I am reprinting below a press release from the Irish Genealogical Research Society (IRGS) concerning a proposed merger of the National Archives into the National Library. When I read this release, I was amazed at how something such as a merger between two record-keeping entities could have a profound effect on genealogy research. I admit that sometimes I don't pay enough attention to news about institutional and government matters, but I have been trying to educate myself better in this regard because, over time, I have realized that these matters eventually affect my research and my access to records.
From the IGRS:
Archive and library reform moves worry genealogists
The Irish Genealogical Research Society (IGRS) is concerned that a so-called merger of the National Archives “into” the National Library could diminish these vital heritage services.
Steven Smyrl, IGRS chairman, says that while the IGRS recognises the need for savings across the board in Irish public services, it is concerned that with two bodies under one director, competition for resources could be fierce.
“The proposed area of control is simply too vast, whether or not, as the Government proposes, both institutions are to retain their separate identities. The Government’s plan is further complicated by reference to the possible sharing of services between the National Library and the National Museum which could dilute the services still further.”
Smyrl acknowledges that there are savings to be made through the pooling of public services resources. “Conservation and administration are just two such areas that immediately spring to mind, but while libraries and museums might appear to be similar they are actually very different service providers.
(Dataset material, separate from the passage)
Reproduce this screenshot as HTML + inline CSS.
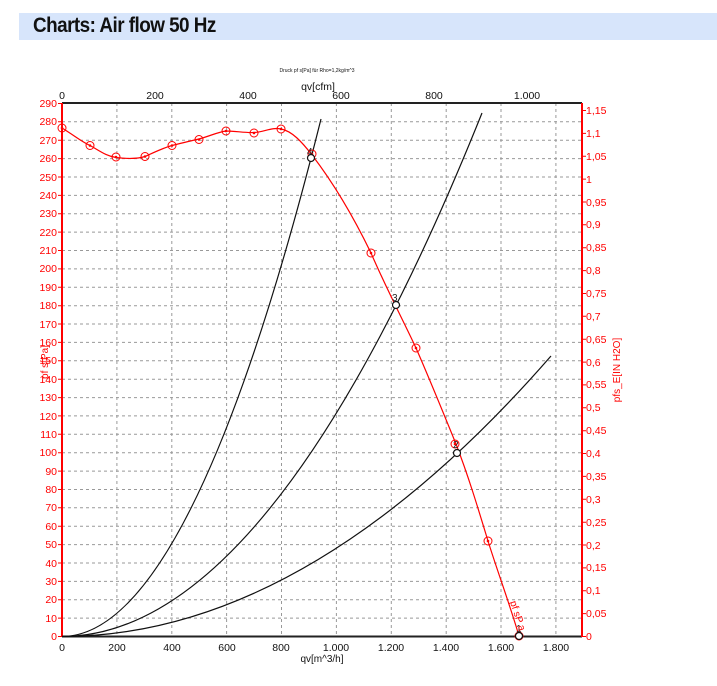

“Staff trained in the care and control of archive materials require quite different skills to those working in a library and economies of scale will not be found by requiring flexibility from staff to work across borders in the proposed new set-up. It is crucial that specialist knowledge and training be recognised as essential in service delivery at national institutions. The historians, academics, researchers and genealogists using them rely heavily upon the staff’s expertise and knowledge.